In a captivating commentary, this Australian pastor and church planter argues that networks of believers play a more adept role at spreading the gospel than institutions.

Hirsch points to the early church, which grew from 25,000 to 20 million in a little over two centuries prior to the rise of Constantine. In more modern terms, he reviews the Chinese house church, which helped propel that nation’s Christian population from 2 million to 60 million over 40 years.

The author includes research showing the non-Christian population has intense interest in God, Jesus and spirituality, but a high degree of alienation from traditional church.

Along the way, he questions the contemporary church growth model, which he says leads most congregations to target a middle-class, family-values audience.

Aiming at a small population

According to Hirsch, this leaves most evangelicals aiming at a relatively small (12 percent) segment of society.
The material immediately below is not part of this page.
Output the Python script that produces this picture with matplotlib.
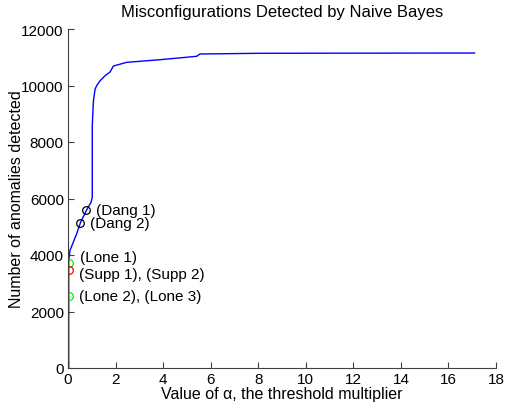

Meanwhile, he says this model draws the disdain of 85 percent of Australians and 65 percent of Americans.

One of the strengths of this book is that Hirsch doesn’t speak from an ivory tower but from the rough-and-tumble of a Melbourne neighborhood mixed with yuppies, working class people and homosexuals.

As a pastor of a rejuvenated church there from 1989-2004, he saw both the good and the bad of experiments to reach beyond tradition. At one time, his congregation included 40 percent gays, even though he didn’t embrace a politically-correct, pro-gay stance.

In an attempt to reach out to a society obsessed with food and eating out (sounds like the U.S.), the church even opened a café-bar that sponsored art classes, guitar workshops, CD and book launches, and open-mike nights.

Yet poor management decisions and the aftermath of Sept. 11’s terrorist attacks ultimately forced the establishment to close its doors.

A lack of disciples

More serious was the discovery that only one-third of the church actively backed it and one-third of the people never came.

Hirsch traces that to a failure to make disciples, even as the church proclaimed its alternative style of worship that involved more people. Yet it still fell prone to too much spectator religion.

He uses that to theorize that a paradigm shift from institutional approaches to church is needed to reach the lost, saying we are further away from getting the job done than at the end of the third century.

"Even America…is now experiencing a society that is increasingly moving away from the church’s sphere of influence and becoming genuinely neopagan," Hirsch writes.

While much ink has been spilled in analyzing the situation, he says seldom is there a call for a radical rethinking about the mode of the church’s engagement—the way it perceives and shapes itself around its core tasks.

Taking a missional approach

Hirsch contends that the church must take a missional approach by sending people out into the culture, instead of relying on attractional, "y’all come" evangelism. He provides examples, such as the church in Melbourne that sold its property and buildings to invest in a shopping mall where it has a presence in suburban life.

Still, readers expecting solid examples of how to transform the average congregation into a missional, city-reaching church will leave disappointed. The bulk of this work, subtitled "Reactivating the Missional Church," is philosophical.

While Hirsch makes a strong argument in favor of scrapping traditional, building-bound forms, he offers little guidance in how to go about the task. Ultimately, the book has a "throwing the baby out with the bath water" tone, which may leave leaders wondering how to reform their churches short of closing the doors and starting over elsewhere.

Short of that, Hirsch’s ideas merit consideration as churches attempt to navigate their way through the confusing and often-hostile waters of adapting to the culture. He provides a sort of gut check for churches that are attempting to discern which programs and ministries are spectator religion and which are really making disciples.